**** Rows
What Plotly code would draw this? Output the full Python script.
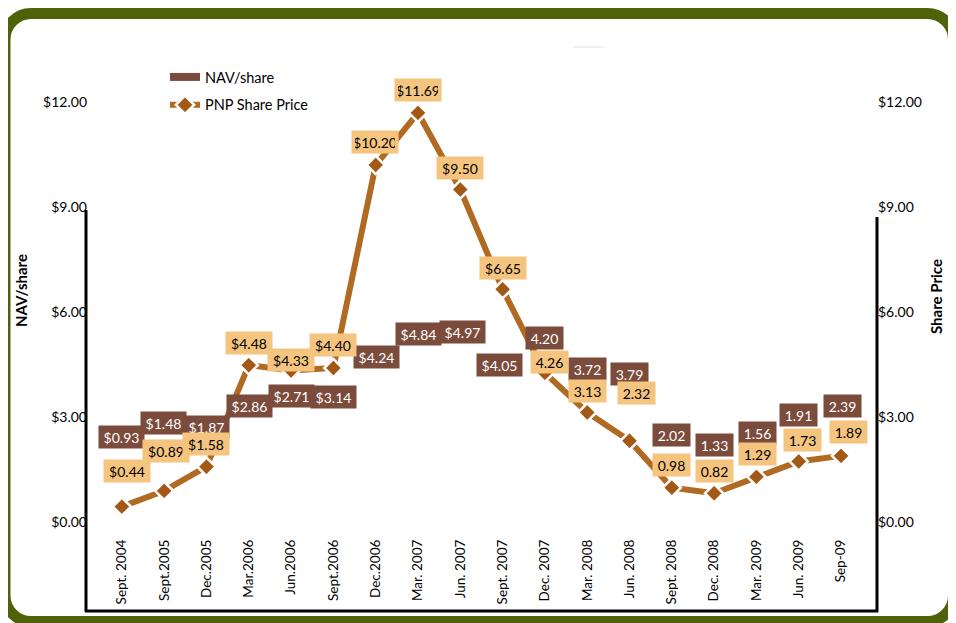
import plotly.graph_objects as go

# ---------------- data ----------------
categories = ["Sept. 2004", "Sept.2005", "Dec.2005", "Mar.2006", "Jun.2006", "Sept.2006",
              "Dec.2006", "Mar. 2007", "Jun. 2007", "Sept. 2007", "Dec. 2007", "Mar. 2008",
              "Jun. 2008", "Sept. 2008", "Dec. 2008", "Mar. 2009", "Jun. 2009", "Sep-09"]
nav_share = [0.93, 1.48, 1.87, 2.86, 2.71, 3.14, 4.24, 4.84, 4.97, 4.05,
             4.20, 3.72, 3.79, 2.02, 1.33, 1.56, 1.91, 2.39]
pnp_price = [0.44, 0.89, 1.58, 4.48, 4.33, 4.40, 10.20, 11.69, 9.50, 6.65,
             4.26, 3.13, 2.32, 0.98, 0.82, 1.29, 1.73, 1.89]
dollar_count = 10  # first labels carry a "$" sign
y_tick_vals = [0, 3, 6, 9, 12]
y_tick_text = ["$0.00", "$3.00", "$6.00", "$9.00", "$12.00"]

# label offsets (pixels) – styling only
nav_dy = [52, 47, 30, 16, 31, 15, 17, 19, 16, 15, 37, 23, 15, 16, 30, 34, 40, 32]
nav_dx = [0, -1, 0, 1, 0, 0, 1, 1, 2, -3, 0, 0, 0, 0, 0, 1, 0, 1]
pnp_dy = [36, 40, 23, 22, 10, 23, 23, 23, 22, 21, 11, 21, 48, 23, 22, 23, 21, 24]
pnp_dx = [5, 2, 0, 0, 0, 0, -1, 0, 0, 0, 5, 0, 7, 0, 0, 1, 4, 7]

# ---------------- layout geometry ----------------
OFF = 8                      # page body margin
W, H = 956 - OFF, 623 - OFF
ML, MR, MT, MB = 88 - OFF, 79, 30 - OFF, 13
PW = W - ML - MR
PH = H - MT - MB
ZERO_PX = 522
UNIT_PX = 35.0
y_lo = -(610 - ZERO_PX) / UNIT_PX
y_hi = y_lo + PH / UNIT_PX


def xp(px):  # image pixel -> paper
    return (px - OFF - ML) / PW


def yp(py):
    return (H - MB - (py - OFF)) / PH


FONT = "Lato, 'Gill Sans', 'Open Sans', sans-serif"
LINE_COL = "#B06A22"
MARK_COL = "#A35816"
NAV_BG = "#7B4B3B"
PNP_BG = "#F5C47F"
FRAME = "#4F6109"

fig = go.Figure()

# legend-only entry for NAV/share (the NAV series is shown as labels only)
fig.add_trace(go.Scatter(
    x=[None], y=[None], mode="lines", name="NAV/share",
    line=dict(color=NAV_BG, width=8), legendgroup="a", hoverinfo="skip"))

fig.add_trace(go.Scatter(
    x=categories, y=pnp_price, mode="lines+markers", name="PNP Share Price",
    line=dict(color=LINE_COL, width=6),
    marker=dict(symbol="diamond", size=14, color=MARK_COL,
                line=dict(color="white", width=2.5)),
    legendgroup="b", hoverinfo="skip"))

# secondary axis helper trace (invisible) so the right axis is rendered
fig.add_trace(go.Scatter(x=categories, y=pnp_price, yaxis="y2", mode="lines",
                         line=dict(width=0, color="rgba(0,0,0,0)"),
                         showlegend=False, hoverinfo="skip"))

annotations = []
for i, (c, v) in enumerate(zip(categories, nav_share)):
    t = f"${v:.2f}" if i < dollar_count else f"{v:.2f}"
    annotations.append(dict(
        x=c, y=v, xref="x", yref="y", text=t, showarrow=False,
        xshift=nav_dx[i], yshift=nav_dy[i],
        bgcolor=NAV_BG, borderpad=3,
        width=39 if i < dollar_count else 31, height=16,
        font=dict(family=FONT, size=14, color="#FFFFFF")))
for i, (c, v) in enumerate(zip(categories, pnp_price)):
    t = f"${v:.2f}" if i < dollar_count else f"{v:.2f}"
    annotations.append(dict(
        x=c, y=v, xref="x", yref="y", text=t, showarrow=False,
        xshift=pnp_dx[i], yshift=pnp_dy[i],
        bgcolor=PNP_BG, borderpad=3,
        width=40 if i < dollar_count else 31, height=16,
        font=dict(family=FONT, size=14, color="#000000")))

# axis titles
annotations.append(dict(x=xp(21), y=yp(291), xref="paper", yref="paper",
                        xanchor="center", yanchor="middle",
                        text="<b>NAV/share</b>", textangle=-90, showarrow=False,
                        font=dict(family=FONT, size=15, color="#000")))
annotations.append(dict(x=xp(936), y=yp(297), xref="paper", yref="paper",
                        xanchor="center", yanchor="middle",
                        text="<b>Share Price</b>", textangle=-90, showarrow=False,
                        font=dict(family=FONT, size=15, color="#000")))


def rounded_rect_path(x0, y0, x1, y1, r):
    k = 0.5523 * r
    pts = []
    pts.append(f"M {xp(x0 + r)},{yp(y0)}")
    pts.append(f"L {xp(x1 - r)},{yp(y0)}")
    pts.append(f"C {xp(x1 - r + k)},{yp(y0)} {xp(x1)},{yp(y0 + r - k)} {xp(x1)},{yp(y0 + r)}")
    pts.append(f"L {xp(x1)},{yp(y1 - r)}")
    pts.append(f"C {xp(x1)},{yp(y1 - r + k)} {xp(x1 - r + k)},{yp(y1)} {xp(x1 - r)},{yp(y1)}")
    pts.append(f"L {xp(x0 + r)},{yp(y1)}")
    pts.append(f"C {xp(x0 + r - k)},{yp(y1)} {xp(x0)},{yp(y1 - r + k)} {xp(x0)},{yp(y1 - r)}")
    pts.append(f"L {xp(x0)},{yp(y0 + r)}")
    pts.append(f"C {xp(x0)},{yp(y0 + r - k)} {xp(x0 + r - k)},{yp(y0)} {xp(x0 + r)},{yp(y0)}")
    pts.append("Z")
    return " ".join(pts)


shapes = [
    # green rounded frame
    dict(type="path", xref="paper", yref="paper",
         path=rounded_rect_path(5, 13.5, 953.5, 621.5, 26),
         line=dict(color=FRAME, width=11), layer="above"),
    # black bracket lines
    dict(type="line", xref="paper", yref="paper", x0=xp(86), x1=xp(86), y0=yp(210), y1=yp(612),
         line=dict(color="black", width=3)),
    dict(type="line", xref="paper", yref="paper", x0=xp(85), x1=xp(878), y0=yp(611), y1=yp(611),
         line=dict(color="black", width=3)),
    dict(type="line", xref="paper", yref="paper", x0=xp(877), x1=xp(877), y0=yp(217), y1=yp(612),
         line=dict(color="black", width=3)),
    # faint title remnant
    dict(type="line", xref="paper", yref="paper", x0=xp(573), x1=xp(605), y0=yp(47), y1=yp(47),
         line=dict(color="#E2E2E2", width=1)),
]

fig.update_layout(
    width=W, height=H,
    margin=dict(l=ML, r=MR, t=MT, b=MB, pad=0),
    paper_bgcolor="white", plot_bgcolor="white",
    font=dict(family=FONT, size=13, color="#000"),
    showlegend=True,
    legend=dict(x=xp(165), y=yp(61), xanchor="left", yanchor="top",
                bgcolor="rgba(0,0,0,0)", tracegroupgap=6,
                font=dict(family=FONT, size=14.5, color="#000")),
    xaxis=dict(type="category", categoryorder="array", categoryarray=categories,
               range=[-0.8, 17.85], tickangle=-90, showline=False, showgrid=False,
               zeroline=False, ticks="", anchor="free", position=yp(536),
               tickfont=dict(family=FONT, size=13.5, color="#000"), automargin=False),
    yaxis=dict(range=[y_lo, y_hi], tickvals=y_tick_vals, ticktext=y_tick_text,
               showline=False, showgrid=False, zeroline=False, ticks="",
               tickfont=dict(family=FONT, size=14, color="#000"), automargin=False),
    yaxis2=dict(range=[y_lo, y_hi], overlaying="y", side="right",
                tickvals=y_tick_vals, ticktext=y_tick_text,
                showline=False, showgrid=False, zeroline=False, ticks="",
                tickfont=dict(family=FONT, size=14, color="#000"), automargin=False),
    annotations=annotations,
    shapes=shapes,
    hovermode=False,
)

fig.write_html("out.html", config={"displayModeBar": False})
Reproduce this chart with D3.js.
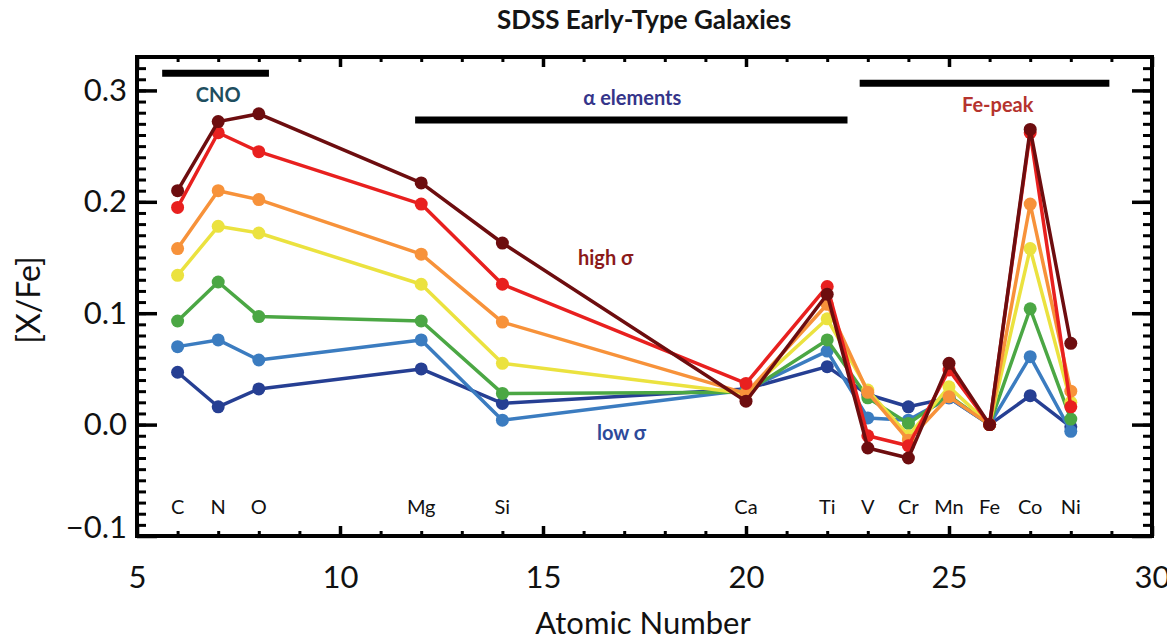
********
Exercise goal: Return the lines exactly as they stand, from the start of the entries through the line holding "import plotly.graph_objects as go"; omit the pictures.

Response for this exercise:
What Plotly code would draw this? Output the full Python script.
import plotly.graph_objects as go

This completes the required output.